At Guardian, a large part of the focus is in rewarding winners with appreciation and acknowledgment, in addition to prizes such as Super Bowl-style rings, watches, plaques and medallions. Several awards are devoted to long-term career milestones, such as the 500 Club and Millennium awards, which recognize 500- and 1,000-sale achievement levels.

“A lot of people think that money is only motivator and that’s not necessarily true,” McNabney says. “Non-financial awards can mean a lot more.” People want recognition and feeling accomplished and appreciated, he believes.

Selecting significant prizes to go along with recognition then, becomes a pivotal aspect of any sales contest. Prizes must be chosen that appeal to a diverse sales staff.
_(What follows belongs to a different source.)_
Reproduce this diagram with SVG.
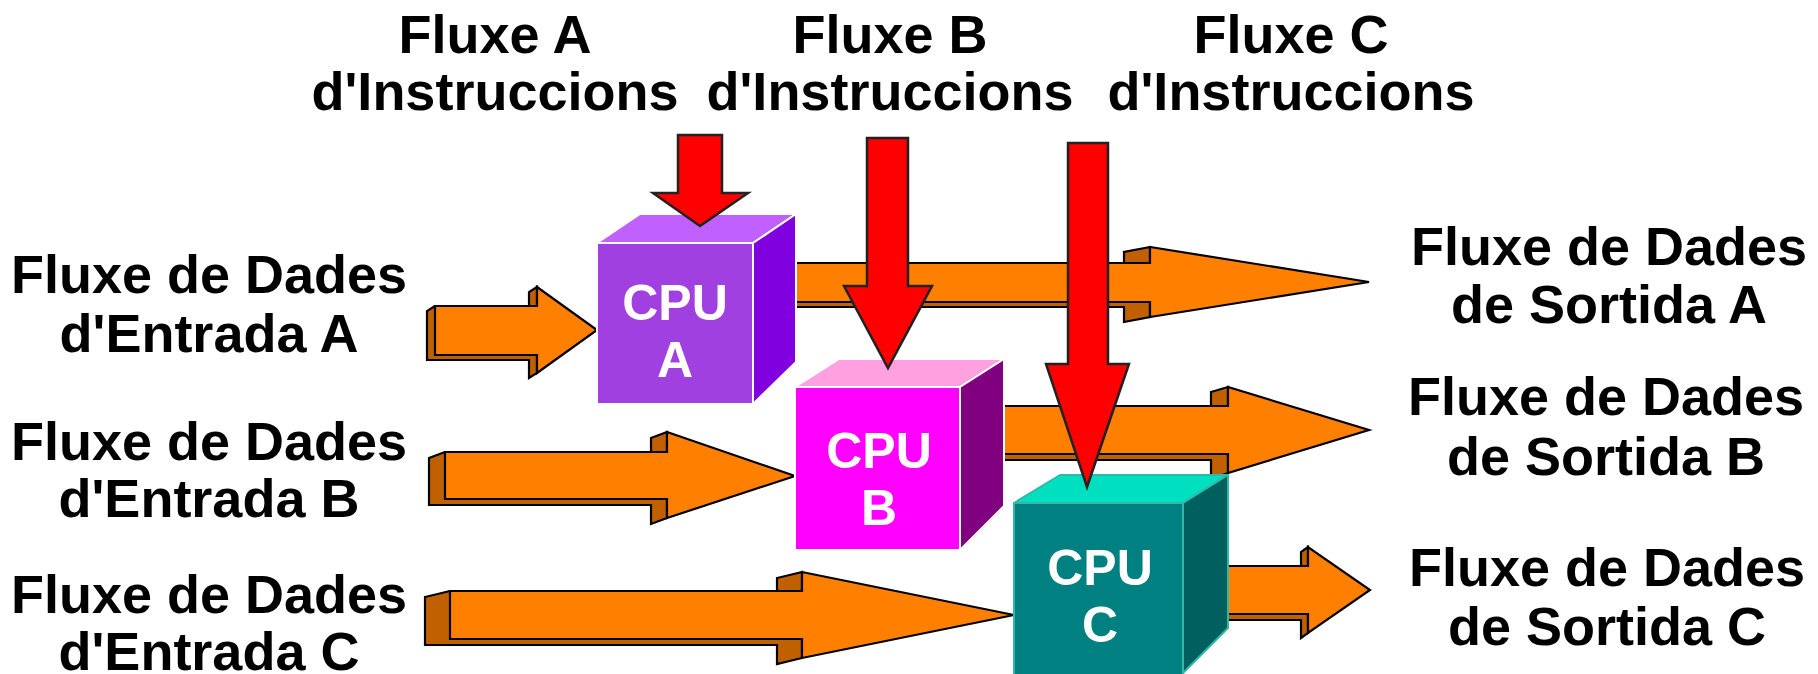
<svg xmlns="http://www.w3.org/2000/svg" width="1818" height="674" viewBox="0 0 1818 674">
<style>
.lbl{font-family:"Liberation Sans",Arial,sans-serif;font-weight:bold;font-size:54px;fill:#000;text-anchor:middle}
.cpu{font-family:"Liberation Sans",Arial,sans-serif;font-weight:bold;font-size:50px;fill:#fff;text-anchor:middle}
.of{fill:#FF8000;stroke:#000;stroke-width:2.2;stroke-linejoin:miter}
.od{fill:#C06000;stroke:#000;stroke-width:2.2;stroke-linejoin:miter}
.red{fill:#FF0000;stroke:#222;stroke-width:2.5;stroke-linejoin:miter}
.edge{stroke:#fff;stroke-width:2;stroke-linejoin:round}
.edgec{stroke:#30B8A8;stroke-width:2;stroke-linejoin:round}
</style>
<rect width="1818" height="674" fill="#fff"/>

<g id="connectors-data">
  <g id="out-A">
    <polygon class="od" points="785,263 759,268 759,307 1124,307 1124,322 1150,317 1150,263"/>
    <polygon class="od" points="1150,247 1124,252 1124,268 1150,263"/>
    <polygon class="of" points="785,263 1150,263 1150,247 1369,282 1150,317 1150,302 785,302"/>
  </g>
  <g id="out-B">
    <polygon class="od" points="990,406 973,411 973,460 1211,460 1211,479 1228,473 1228,406"/>
    <polygon class="od" points="1228,387 1211,392 1211,411 1228,406"/>
    <polygon class="of" points="990,406 1228,406 1228,387 1369,430 1228,473 1228,454 990,454"/>
  </g>
  <g id="out-C">
    <polygon class="od" points="1215,566 1208,571 1208,620 1301,620 1301,638 1308,633 1308,566"/>
    <polygon class="od" points="1308,547 1301,552 1301,571 1308,566"/>
    <polygon class="of" points="1215,566 1308,566 1308,547 1370,590 1308,633 1308,614 1215,614"/>
  </g>
  <g id="in-A">
    <polygon class="od" points="435,306 427,311 427,360 529,360 529,378 537,373 537,306"/>
    <polygon class="od" points="537,287 529,292 529,311 537,306"/>
    <polygon class="of" points="435,306 537,306 537,287 597,330 537,373 537,355 435,355"/>
  </g>
  <g id="in-B">
    <polygon class="od" points="445,452 429,458 429,505 651,505 651,524 667,518 667,452"/>
    <polygon class="od" points="667,432 651,438 651,458 667,452"/>
    <polygon class="of" points="445,452 667,452 667,432 795,476 667,518 667,499 445,499"/>
  </g>
  <g id="in-C">
    <polygon class="od" points="450,591 425,597 425,645 777,645 777,664 802,658 802,591"/>
    <polygon class="od" points="802,572 777,578 777,597 802,591"/>
    <polygon class="of" points="450,591 802,591 802,572 1014,615 802,658 802,639 450,639"/>
  </g>
</g>

<g id="cpu-A">
  <polygon class="edge" fill="#C060FF" points="597,243 640,214 796,214 753,243"/>
  <polygon class="edge" fill="#8000E0" points="753,243 796,214 796,362 753,404"/>
  <rect class="edge" fill="#A040E0" x="597" y="243" width="156" height="161"/>
  <text class="cpu" x="675" y="320">CPU</text>
  <text class="cpu" x="675" y="377">A</text>
</g>
<g id="cpu-B">
  <polygon class="edge" fill="#FFA0E0" points="795,387 839,359 1004,359 960,387"/>
  <polygon class="edge" fill="#800080" points="960,387 1004,359 1004,506 960,550"/>
  <rect class="edge" fill="#FF00FF" x="795" y="387" width="165" height="163"/>
  <text class="cpu" x="879" y="468">CPU</text>
  <text class="cpu" x="879" y="525">B</text>
</g>
<g id="cpu-C">
  <polygon class="edgec" fill="#00E0C0" points="1014,503 1060,475 1228,475 1183,503"/>
  <polygon class="edgec" fill="#006060" points="1183,503 1228,475 1228,628 1183,673"/>
  <rect class="edgec" fill="#008080" x="1014" y="503" width="169" height="180"/>
  <text class="cpu" x="1100" y="585">CPU</text>
  <text class="cpu" x="1100" y="642">C</text>
</g>

<g id="connectors-instr">
  <polygon id="instr-A" class="red" points="678,135 722,135 722,193 748,193 700,226 653,193 678,193"/>
  <polygon id="instr-B" class="red" points="867,138 908,138 908,286 932,286 888,368 844,286 867,286"/>
  <polygon id="instr-C" class="red" points="1068,143 1108,143 1108,364 1129,364 1087,487 1046,364 1068,364"/>
</g>

<g id="label-instr-A">
  <text class="lbl" x="495" y="53">Fluxe A</text>
  <text class="lbl" x="495" y="110">d'Instruccions</text>
</g>
<g id="label-instr-B">
  <text class="lbl" x="890" y="53">Fluxe B</text>
  <text class="lbl" x="890" y="110">d'Instruccions</text>
</g>
<g id="label-instr-C">
  <text class="lbl" x="1291" y="53">Fluxe C</text>
  <text class="lbl" x="1291" y="110">d'Instruccions</text>
</g>
<g id="label-in-A">
  <text class="lbl" x="209" y="293">Fluxe de Dades</text>
  <text class="lbl" x="209" y="352">d'Entrada A</text>
</g>
<g id="label-in-B">
  <text class="lbl" x="209" y="460">Fluxe de Dades</text>
  <text class="lbl" x="209" y="517">d'Entrada B</text>
</g>
<g id="label-in-C">
  <text class="lbl" x="209" y="613">Fluxe de Dades</text>
  <text class="lbl" x="209" y="670">d'Entrada C</text>
</g>
<g id="label-out-A">
  <text class="lbl" x="1609" y="265">Fluxe de Dades</text>
  <text class="lbl" x="1609" y="323">de Sortida A</text>
</g>
<g id="label-out-B">
  <text class="lbl" x="1606" y="415">Fluxe de Dades</text>
  <text class="lbl" x="1606" y="475">de Sortida B</text>
</g>
<g id="label-out-C">
  <text class="lbl" x="1607" y="586">Fluxe de Dades</text>
  <text class="lbl" x="1607" y="645">de Sortida C</text>
</g>
</svg>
Aronson shares that one contest did not take off because it lacked a broad enough appeal. “It was introduced incorrectly. We didn’t research the team well enough in advance to determine what they would feel was something working towards. It wasn’t exciting enough and it fell flat at introduction.”

One point everyone agrees on is the importance of promotion and how its absence can render a sales contest ineffective. Julien tells of a sales contest created in response to a competitor who was targeting Doyle and deliberately pursuing its customers. In response, Doyle held a contest targeting the competitor, which was not very successful. The reason, Julien explains, was lack of internal marketing. The contest was not promoted enough and failed to get sales reps to go after these specific customers.

A well-conceived marketing strategy is essential because not every salesperson is created equal, Ryan says. “The way you internally market is different across different channels. Someone who is cold calling and door knocking has to be managed and incentivized differently than someone with a larger salary and who is cultivating long-term accounts.”